Postman is probably right—in both his thesis about what has occurred and his ultimately inconclusive conclusions about what can be done. “We must … not,” he says, “delude ourselves with preposterous notions such as … [a] straight Luddite position,” for to suggest “shut[ting] down any part of [our] technological apparatus … is to make no suggestion at all” (Postman 2006, 158). But after thirty years, not only has the current medium-metaphor refused to budge, it has grown in size and ferocity. Even when the personnel behind programs like The Daily Show (and others) comb media archives and pose bold questions in order to develop stories that clearly connect what leaders, institutions, journalists, and scientists have said and done yesterday with that of today, and thus bring inconsistencies and inanities into the light, the bulb of truth is quickly drained. It is amusing, if unsettling, then dismissed as ephemera, and it appears that no “real” news teams or politicians fear this attention very long.

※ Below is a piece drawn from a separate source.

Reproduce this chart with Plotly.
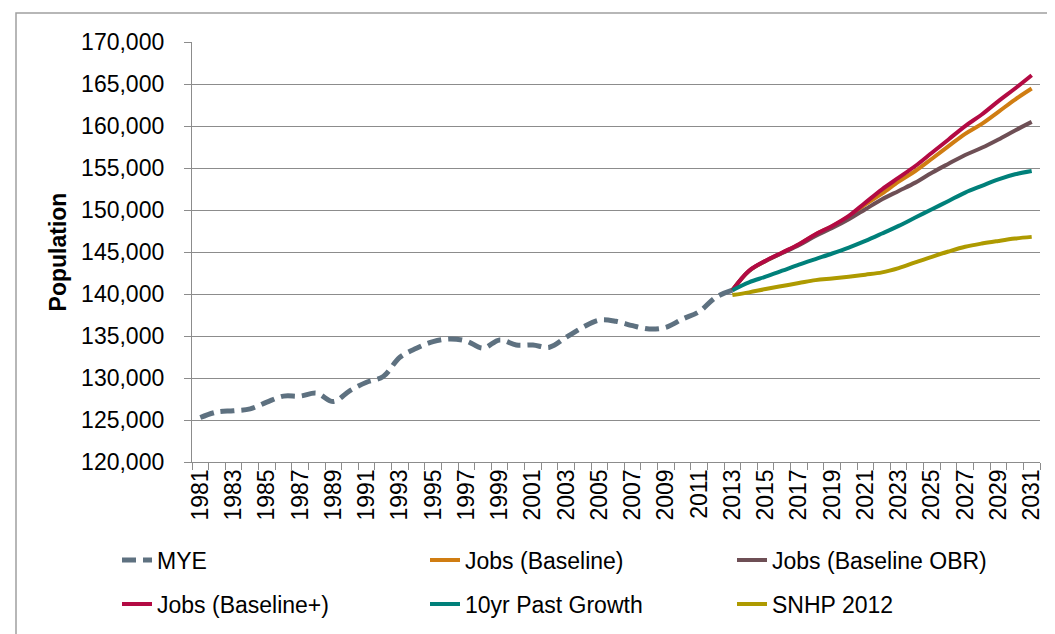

But Postman probably would be proud of Jon Stewart’s final words to “camera three”:

Bullshit is everywhere. There is very little that you will encounter in life that has not been, in some ways, infused with bullshit. Not all of it bad. Your general, day-to-day, organic, free-range bullshit is often necessary. Or at the least very innocuous. “Oh, what a beautiful baby. I’m sure he’ll grow into that head.” That kind of bullshit in many ways provides important social-contract fertilizer and keeps people from making each other cry all day. But then there’s the more pernicious bullshit. Your premeditated, institutional bullshit, designed to obscure and distract (Stewart 2015, 00:54–01:37).

Stewart warns that this “comes in three basic flavors. One, making bad things sound like good things,” like the Patriot Act or the Freedom of Marriage Act; two, “[h]iding the bad things under mountains of bullshit,” like the multitude of Tolstoy-esque user agreements to which we consent with a simple click; and “finally, finally … the bullshit of infinite possibility. These bullshitters cover their unwillingness to act under the guise of unending inquiry. We can’t do anything because we don’t yet know everything” (Stewart 2015, 01:40–03:50).

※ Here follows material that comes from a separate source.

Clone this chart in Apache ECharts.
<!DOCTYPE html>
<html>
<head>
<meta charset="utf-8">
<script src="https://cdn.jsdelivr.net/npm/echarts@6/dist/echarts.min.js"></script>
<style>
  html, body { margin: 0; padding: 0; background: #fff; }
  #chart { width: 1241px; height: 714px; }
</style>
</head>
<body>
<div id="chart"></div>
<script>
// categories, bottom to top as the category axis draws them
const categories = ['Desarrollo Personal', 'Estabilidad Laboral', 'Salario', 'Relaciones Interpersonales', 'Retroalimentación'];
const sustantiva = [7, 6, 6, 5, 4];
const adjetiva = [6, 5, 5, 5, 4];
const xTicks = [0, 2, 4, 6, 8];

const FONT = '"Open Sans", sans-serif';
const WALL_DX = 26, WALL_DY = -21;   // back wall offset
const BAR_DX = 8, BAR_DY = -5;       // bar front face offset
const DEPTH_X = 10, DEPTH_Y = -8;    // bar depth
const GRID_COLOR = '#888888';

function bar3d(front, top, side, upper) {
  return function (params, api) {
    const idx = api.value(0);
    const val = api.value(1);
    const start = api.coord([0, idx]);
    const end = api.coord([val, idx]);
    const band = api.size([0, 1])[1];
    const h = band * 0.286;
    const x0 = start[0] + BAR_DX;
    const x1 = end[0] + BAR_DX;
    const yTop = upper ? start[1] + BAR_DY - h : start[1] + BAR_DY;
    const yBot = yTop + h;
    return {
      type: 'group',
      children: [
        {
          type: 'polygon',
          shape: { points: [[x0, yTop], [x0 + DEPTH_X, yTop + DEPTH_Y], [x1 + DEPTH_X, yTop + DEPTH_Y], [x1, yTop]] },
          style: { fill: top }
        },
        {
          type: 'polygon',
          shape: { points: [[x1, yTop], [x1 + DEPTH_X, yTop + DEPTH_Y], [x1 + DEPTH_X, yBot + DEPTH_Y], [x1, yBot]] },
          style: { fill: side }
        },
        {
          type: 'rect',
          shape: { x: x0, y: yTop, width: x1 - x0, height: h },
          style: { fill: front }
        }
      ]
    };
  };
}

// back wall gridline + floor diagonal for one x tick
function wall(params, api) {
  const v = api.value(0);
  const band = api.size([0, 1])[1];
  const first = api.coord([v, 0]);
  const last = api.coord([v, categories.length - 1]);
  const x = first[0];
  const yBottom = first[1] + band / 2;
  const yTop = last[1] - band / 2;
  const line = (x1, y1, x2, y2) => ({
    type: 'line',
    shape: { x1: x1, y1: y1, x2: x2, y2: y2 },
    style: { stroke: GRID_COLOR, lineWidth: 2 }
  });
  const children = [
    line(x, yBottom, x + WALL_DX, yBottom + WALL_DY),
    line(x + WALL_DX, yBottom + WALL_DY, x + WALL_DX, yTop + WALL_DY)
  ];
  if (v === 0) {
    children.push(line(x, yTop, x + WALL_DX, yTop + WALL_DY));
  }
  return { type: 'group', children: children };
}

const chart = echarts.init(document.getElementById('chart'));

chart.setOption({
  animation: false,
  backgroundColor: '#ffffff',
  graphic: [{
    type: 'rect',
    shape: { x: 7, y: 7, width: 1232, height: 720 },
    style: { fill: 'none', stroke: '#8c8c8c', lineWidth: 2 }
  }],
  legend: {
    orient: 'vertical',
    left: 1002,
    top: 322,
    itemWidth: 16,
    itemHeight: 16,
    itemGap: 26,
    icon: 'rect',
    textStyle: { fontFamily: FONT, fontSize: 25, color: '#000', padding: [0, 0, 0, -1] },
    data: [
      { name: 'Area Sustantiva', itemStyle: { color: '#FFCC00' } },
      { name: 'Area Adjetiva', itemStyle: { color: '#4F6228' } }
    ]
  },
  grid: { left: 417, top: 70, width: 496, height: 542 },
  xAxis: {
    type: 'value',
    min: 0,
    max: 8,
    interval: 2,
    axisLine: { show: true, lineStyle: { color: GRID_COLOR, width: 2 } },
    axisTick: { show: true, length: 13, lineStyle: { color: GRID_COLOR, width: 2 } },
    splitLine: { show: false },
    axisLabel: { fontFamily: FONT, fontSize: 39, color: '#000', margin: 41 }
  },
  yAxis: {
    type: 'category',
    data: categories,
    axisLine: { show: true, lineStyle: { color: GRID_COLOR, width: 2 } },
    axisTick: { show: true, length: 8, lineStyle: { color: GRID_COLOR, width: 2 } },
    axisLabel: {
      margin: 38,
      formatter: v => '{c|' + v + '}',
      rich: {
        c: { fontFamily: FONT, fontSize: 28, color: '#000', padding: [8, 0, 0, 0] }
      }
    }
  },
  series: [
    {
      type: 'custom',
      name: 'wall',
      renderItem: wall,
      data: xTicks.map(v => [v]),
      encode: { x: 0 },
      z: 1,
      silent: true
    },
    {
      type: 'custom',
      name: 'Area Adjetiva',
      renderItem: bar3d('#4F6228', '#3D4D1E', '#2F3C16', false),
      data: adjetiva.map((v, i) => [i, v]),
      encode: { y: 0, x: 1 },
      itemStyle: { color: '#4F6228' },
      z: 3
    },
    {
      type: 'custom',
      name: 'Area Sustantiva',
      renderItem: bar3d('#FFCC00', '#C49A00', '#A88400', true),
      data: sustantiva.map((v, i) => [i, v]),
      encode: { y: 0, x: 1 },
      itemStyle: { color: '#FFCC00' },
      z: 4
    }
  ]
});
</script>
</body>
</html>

Stewart leaves his post perhaps a bit more optimistic than Postman. For Stewart, “the good news is this. Bullshitters have gotten pretty lazy. And their work is easily detected” (Stewart 2015, 04:02–04:10), but Stewart’s own show and Postman’s Amusing Ourselves to Death demonstrate that the modern medium-metaphor can withstand “easy detection.” Postman suggested, at wit’s end, that we might “[r]equire all political commercials to be preceded by a short statement to the effect that common sense has determined that watching political commercials is hazardous to the intellectual health of the community” (2006, 159). Sadly, the 2002 Bipartisan Campaign Reform Act (also known as the McCain–Feingold Act) that requires candidates, interest groups, and political parties to add an “I approve this message” to every advertisement has made only memes and not a dent of difference in our discourse.

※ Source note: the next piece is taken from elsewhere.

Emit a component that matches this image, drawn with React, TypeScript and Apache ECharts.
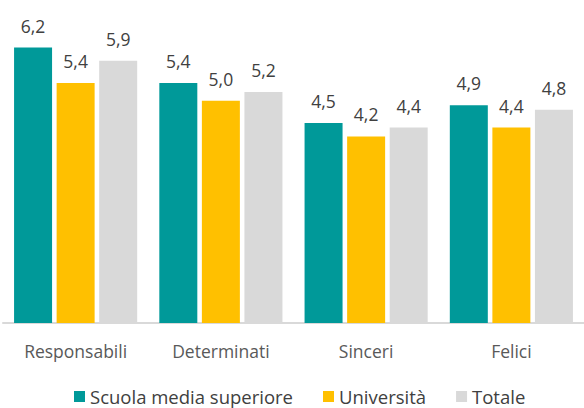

All hope is perhaps not lost, but, like those from Stewart, we should not keep failing to heed Postman’s final words:

The problem, in any case, does not reside in what people watch. The problem is in that we watch. The solution must be found in how we watch. … What I suggest here as a solution is what Aldous Huxley suggested, as well. And I can do no better than he. He believed with H. G. Wells that we are in a race between education and disaster, and he wrote continuously about the necessity of our understanding the politics and epistemology of media. For in the end, he was trying to tell us that what afflicted the people in Brave New World was not that they were laughing instead of thinking, but that they did not know what they were laughing about and why they had stopped thinking (Postman 2006, 160–163, emphasis original).